The Top 5 Unofficial Greek Houses of Boston College
No matter how many times you and your friends say, “I’m so glad BC doesn’t have Greek life!” we all know it’s a complete lie. You wish you could get rip-roarin’ drunk on free jungle juice every weekend and have guaranteed plans no matter if it’s a Saturday or Tuesday. Also, what BC student doesn’t want to attend formal in one of their hundreds of Lilly dresses or tailormade tuxedos? So if we did have the Greek life you wish we had, which one would you join?
Beta Theta Plex:
Loyal Plex-er? Never miss that morning, mid class, and night workout? You’ve come to the right place. Protein shakes are served along side the alcohol and no drunk food over 100 calories will be served. The house chef serves as a nutritionist and there is always a personal trainer on call. Not to mention tons of stairs! Initiation is workout-centered so be ready to push yourself to max once and never step foot in the Plex again.
Pi Kappa Portico:
CSOM students only! Bonus if you’re in CSOM Honors, you get to avoid a week of initiation. Do you live, love, and breathe BC business? Do you still get lunch everyday with your Portico class, even if it means alumni has to return? Well then, get excited, because you have the chance to eat with, sleep with, study with, and party with ONLY BC’s best and brightest (or so they say).
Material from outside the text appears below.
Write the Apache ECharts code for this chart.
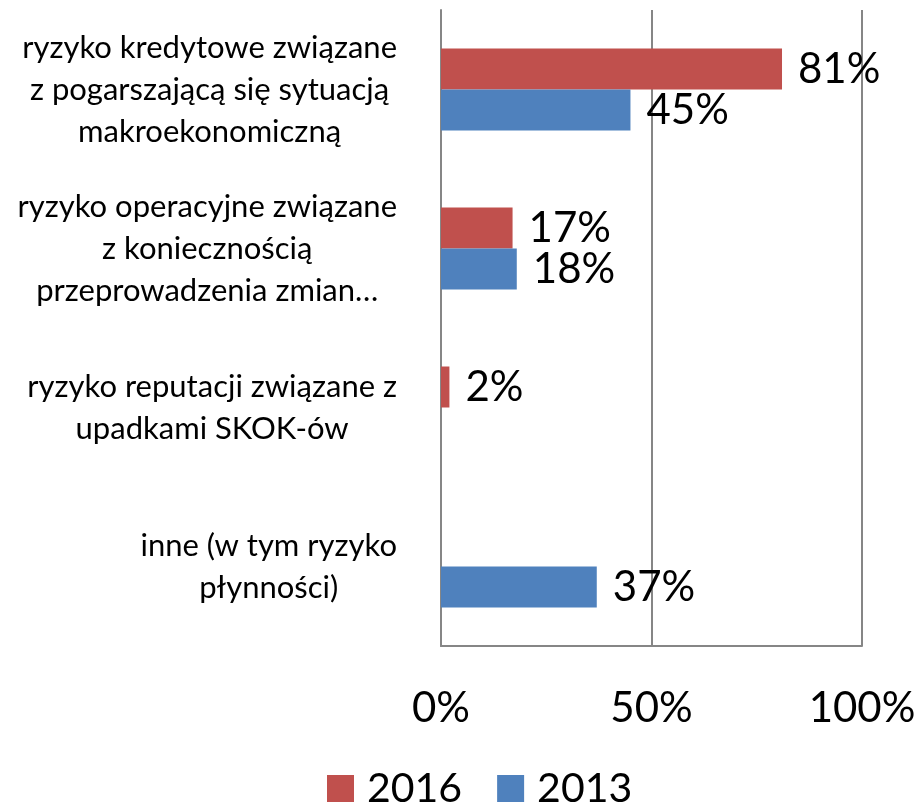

Every school needs that one sorority or frat that takes the rejects. Alpha Eag will be filled with the basics of BC and those people you seem to just see everywhere. It’s the happening place for anyone who thinks they’re someone on the Heights, but haven’t completely figured it out yet. However, much like all those service clubs you apply for and get denied, don’t set your hopes too high, because rejection is still a possibility.
Pi Kappa Alpha (Hike):
Run by Boston College’s most esteemed athletic program, BC Greek Life presents you Hike. (This refers to the football team if you haven’t picked up on that.) This house only allows the football team and other athletic teams that can pass through their initiation, which includes case racing our biggest linebacker up and down the million dollar stairs fifty times in full equipment, and maintaining an air of importance even though you haven’t seen success in several years.
Delta Delta Jesuit:
This one’s for all those Eags who chose BC because the Jesuits are in charge. Don’t worry, this house is located in the basement chapel of St. Ignatius and social events are just mass followed by a prayer service, every hour on the hour. This house is a safe place for all those who are faithful, but don’t be surprised if you find them JesuLIT.
BC might not have “real” Greek houses, but campus is rife with clubs and cults and Jesuits. You’ll find your place, so long as it’s not at BU.